In an effort to express ongoing global disapproval of China's human rights record, campaigners are working to reduce Chinese support in the upcoming UN human rights council elections this week.
The elections for the world's premier human rights body are set to take place by secret ballot on Tuesday. While China is guaranteed a seat in one of the uncontested positions from its region, human rights advocates aim to demonstrate that pressure on the country is not waning.
Russia is also seeking to regain a seat on the 15-member council after the UN suspended its membership following the invasion of Ukraine, a membership that Russia later withdrew from.
In 2016, China received 180 votes, but this number dropped to 139 in 2020 amidst growing concerns over its treatment of the Uyghur population in Xinjiang. The crackdown by Chinese President Xi Jinping in the region has been characterized as an attempted genocide by several governments, human rights organizations, and legal bodies.
The Inter-Parliamentary Alliance on China (IPAC) has gained support from lawmakers in 15 countries, including previously uninvolved nations like Italy and Bolivia. These MPs have written to their respective foreign ministries, urging them not to support China's candidacy.
China has historically counted on strong support from Latin American countries. However, Bolivian Senator Centa Rek López argued that support for China's candidacy in Latin America "reflects both their own repressive policies, history of human rights abuses, and their ties to the People's Republic of China, which has facilitated corruption, surveillance, and economic dependency."

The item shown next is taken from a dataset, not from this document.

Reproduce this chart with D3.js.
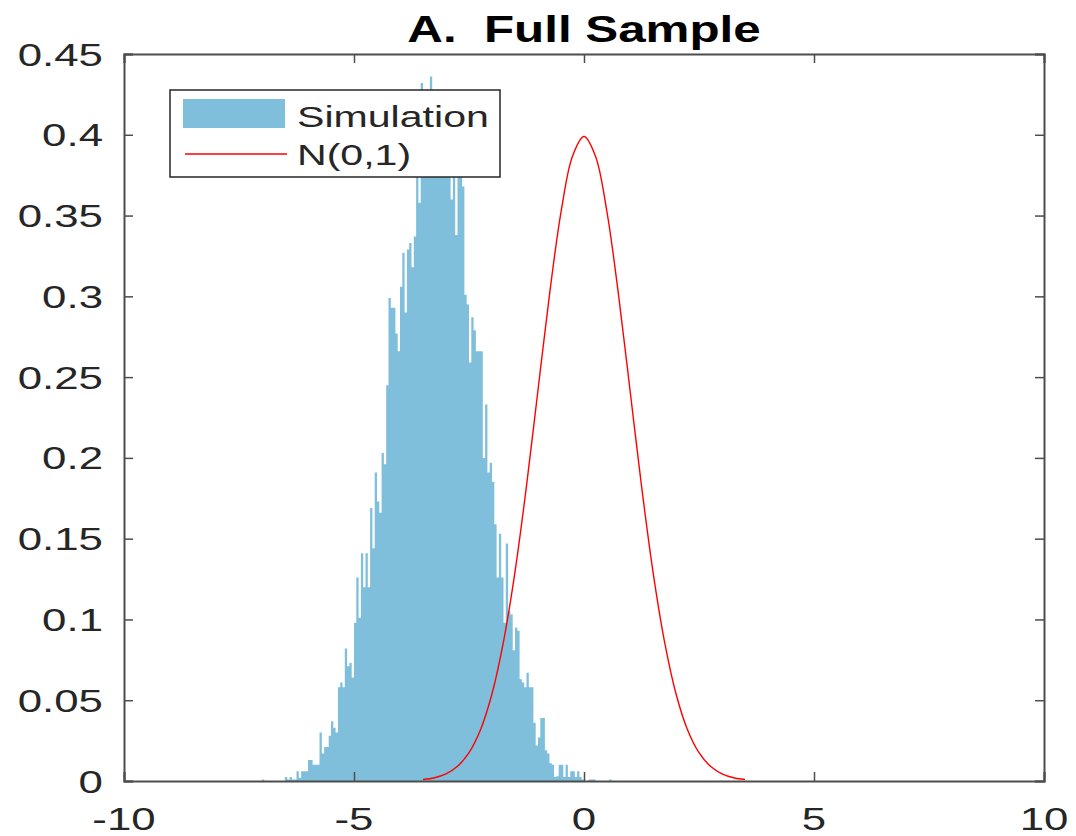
<!DOCTYPE html>
<html>
<head>
<meta charset="utf-8">
<script src="https://cdn.jsdelivr.net/npm/d3@7"></script>
<style>
  html, body { margin: 0; padding: 0; background: #ffffff; }
  svg { display: block; }
  text { font-family: "Liberation Sans", Arial, Helvetica, sans-serif; fill: #262626; white-space: pre; }
</style>
</head>
<body>
<svg id="chart" width="1076" height="836"></svg>
<script>
// ---------------- data ----------------
const titleText = "A.  Full Sample";
const seriesNames = ["Simulation", "N(0,1)"];

// histogram of simulated statistic: bins start at -7.0, width 0.05
const binStart = -7.0;
const binWidth = 0.05;
const simDensity = [
  0.001, 0, 0, 0, 0, 0, 0, 0, 0, 0,
  0.0025, 0.001, 0.0025, 0.001, 0.001, 0.006, 0.002, 0.006, 0.006, 0.006,
  0.013, 0.013, 0.010, 0.010, 0.010, 0.030, 0.017, 0.021, 0.021, 0.028,
  0.037, 0.033, 0.030, 0.058, 0.061, 0.058, 0.082, 0.071, 0.073, 0.064,
  0.098, 0.126, 0.101, 0.141, 0.120, 0.141, 0.120, 0.169, 0.144, 0.191,
  0.173, 0.166, 0.203, 0.196, 0.245, 0.299, 0.293, 0.293, 0.277, 0.266,
  0.306, 0.327, 0.290, 0.329, 0.333, 0.318, 0.337, 0.390, 0.358, 0.432,
  0.410, 0.400, 0.415, 0.436, 0.410, 0.400, 0.420, 0.405, 0.410, 0.395,
  0.400, 0.385, 0.360, 0.390, 0.338, 0.380, 0.375, 0.368, 0.301, 0.295,
  0.259, 0.287, 0.279, 0.266, 0.266, 0.266, 0.200, 0.233, 0.191, 0.197,
  0.185, 0.159, 0.126, 0.153, 0.126, 0.098, 0.147, 0.105, 0.103, 0.081,
  0.095, 0.093, 0.063, 0.061, 0.058, 0.067, 0.058, 0.058, 0.036, 0.022,
  0.027, 0.039, 0.039, 0.019, 0.017, 0.011, 0.010, 0.0025, 0.003, 0.010,
  0.010, 0.0025, 0.010, 0.0025, 0.006, 0.006, 0.0025, 0.006, 0.0025, 0.001,
  0, 0, 0.001, 0.001, 0.001, 0, 0, 0, 0, 0,
  0, 0.001
];

// standard normal density, as plotted
const normX = [-3.5, -3.25, -3.0, -2.75, -2.5, -2.25, -2.0, -1.75, -1.5, -1.25, -1.0, -0.75, -0.5, -0.25, 0,
               0.25, 0.5, 0.75, 1.0, 1.25, 1.5, 1.75, 2.0, 2.25, 2.5, 2.75, 3.0, 3.25, 3.5];
const normY = [0.0009, 0.0020, 0.0044, 0.0091, 0.0175, 0.0317, 0.0540, 0.0863, 0.1295, 0.1827, 0.2420, 0.3011, 0.3521, 0.3867, 0.3989,
               0.3867, 0.3521, 0.3011, 0.2420, 0.1827, 0.1295, 0.0863, 0.0540, 0.0317, 0.0175, 0.0091, 0.0044, 0.0020, 0.0009];

const xTicks = [-10, -5, 0, 5, 10];
const xTickLabels = ["-10", "-5", "0", "5", "10"];
const yTicks = [0, 0.05, 0.1, 0.15, 0.2, 0.25, 0.3, 0.35, 0.4, 0.45];
const yTickLabels = ["0", "0.05", "0.1", "0.15", "0.2", "0.25", "0.3", "0.35", "0.4", "0.45"];

// ---------------- drawing ----------------
const svg = d3.select("#chart");
const SX = 1.37; // horizontal stretch of the text as seen in the reference
const frame = { left: 124, right: 1044, top: 54, bottom: 781 };

const x = d3.scaleLinear().domain([-10, 10]).range([frame.left, frame.right]);
const y = d3.scaleLinear().domain([0, 0.45]).range([frame.bottom, frame.top]);

const barColor = "#7fbfdb";
const axisColor = "#4d4d4d";

function stretchedText(parent, tx, ty, str, opts) {
  const g = parent.append("g").attr("transform", `translate(${tx},${ty}) scale(${SX},1)`);
  const t = g.append("text")
    .attr("x", 0).attr("y", 0)
    .attr("xml:space", "preserve")
    .attr("text-anchor", opts.anchor || "start")
    .style("font-size", opts.size + "px")
    .style("font-weight", opts.weight || "normal")
    .text(str);
  return t;
}

// histogram as one stepped area (no seams between bins)
const stepPts = simDensity.map((v, i) => [binStart + i * binWidth, v]);
stepPts.push([binStart + simDensity.length * binWidth, 0]);
svg.append("path")
  .datum(stepPts)
  .attr("fill", barColor)
  .attr("stroke", "none")
  .attr("d", d3.area()
    .x(d => x(d[0]))
    .y0(y(0))
    .y1(d => y(d[1]))
    .curve(d3.curveStepAfter));

// normal curve
const normPts = normX.map((v, i) => [v, normY[i]]);
svg.append("path")
  .datum(normPts)
  .attr("fill", "none")
  .attr("stroke", "#ff0000")
  .attr("stroke-width", 1.4)
  .attr("d", d3.line().x(d => x(d[0])).y(d => y(d[1])).curve(d3.curveCatmullRom.alpha(0.5)));

// axes (MATLAB-like box, inward ticks on all four sides)
const tickLen = 9;
const bottomAxis = d3.axisBottom(x).tickValues(xTicks).tickSize(-tickLen).tickFormat(() => "");
const topAxis = d3.axisTop(x).tickValues(xTicks).tickSize(-tickLen).tickFormat(() => "");
const leftAxis = d3.axisLeft(y).tickValues(yTicks).tickSize(-tickLen).tickFormat(() => "");
const rightAxis = d3.axisRight(y).tickValues(yTicks).tickSize(-tickLen).tickFormat(() => "");

function styleAxis(g) {
  g.selectAll("path.domain").attr("stroke", axisColor).attr("stroke-width", 2);
  g.selectAll(".tick line").attr("stroke", axisColor).attr("stroke-width", 1.5);
}
svg.append("g").attr("transform", `translate(0,${frame.bottom})`).call(bottomAxis).call(styleAxis);
svg.append("g").attr("transform", `translate(0,${frame.top})`).call(topAxis).call(styleAxis);
svg.append("g").attr("transform", `translate(${frame.left},0)`).call(leftAxis).call(styleAxis);
svg.append("g").attr("transform", `translate(${frame.right},0)`).call(rightAxis).call(styleAxis);

// tick labels (stretched text)
const labels = svg.append("g");
xTicks.forEach((v, i) => {
  stretchedText(labels, x(v), 830, xTickLabels[i], { anchor: "middle", size: 32 });
});
yTicks.forEach((v, i) => {
  stretchedText(labels, 103, y(v) + 11.5, yTickLabels[i], { anchor: "end", size: 32 });
});

// title
stretchedText(svg, x(0), 42, titleText, { anchor: "middle", size: 36, weight: "bold" }).style("fill", "#000");

// legend
const lg = svg.append("g");
lg.append("rect")
  .attr("x", 170).attr("y", 90).attr("width", 330).attr("height", 87)
  .attr("fill", "#ffffff").attr("stroke", "#262626").attr("stroke-width", 1.5);
lg.append("rect")
  .attr("x", 183).attr("y", 99).attr("width", 102).attr("height", 29)
  .attr("fill", barColor);
lg.append("line")
  .attr("x1", 185).attr("x2", 287).attr("y1", 154).attr("y2", 154)
  .attr("stroke", "#ff0000").attr("stroke-width", 1.3);
stretchedText(lg, 297, 127, seriesNames[0], { size: 30 });
stretchedText(lg, 297, 165, seriesNames[1], { size: 30 });
</script>
</body>
</html>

The UN general assembly resolution that established the human rights council in 2006 urges countries to consider the candidates' contributions to the promotion and protection of human rights. Council members are required to uphold the highest standards in human rights promotion and protection both at home and abroad and to fully cooperate with the council.
Last year, the UN High Commissioner for Human Rights stated that the treatment of Uyghurs "may amount to enslavement as a crime against humanity, meriting further independent analysis." The unofficial Uyghur tribunal, chaired by Sir Geoffrey Nice KC, found Beijing guilty of genocide based on its actions to prevent Uyghur births.
Since 2018, the UN has issued 83 formal communications to China, expressing concerns about human rights issues. UN special procedures, the UN's investigative arm, have lamented the lack of political will from China to address these concerns. China has also rejected all universal periodic review recommendations to grant UN investigators access and has refused to respond to 19 visit requests.
The UK co-chair of IPAC, Helena Kennedy KC, asserted, "It's manifestly clear that PRC does not meet the criteria for election to the human rights council. Not only does Beijing stand credibly accused of genocide and crimes against humanity, they have obstinately refused to cooperate with official investigators, and even attacked rapporteurs and special procedures delegates for raising concerns. In recent years, we have seen the People's Republic of China able to command bloc votes at the council to prevent further debate surrounding Xinjiang. This is a clear and intolerable distortion of an essential human rights institution. While it may not be possible to prevent the PRC's election this time, a lower vote share would send a strong signal that the rest of the world has had enough."
IPAC's director, Luke de Pulford, declined to specify a target number of votes but emphasized that achieving a vote count lower than 139 for China would be a significant accomplishment.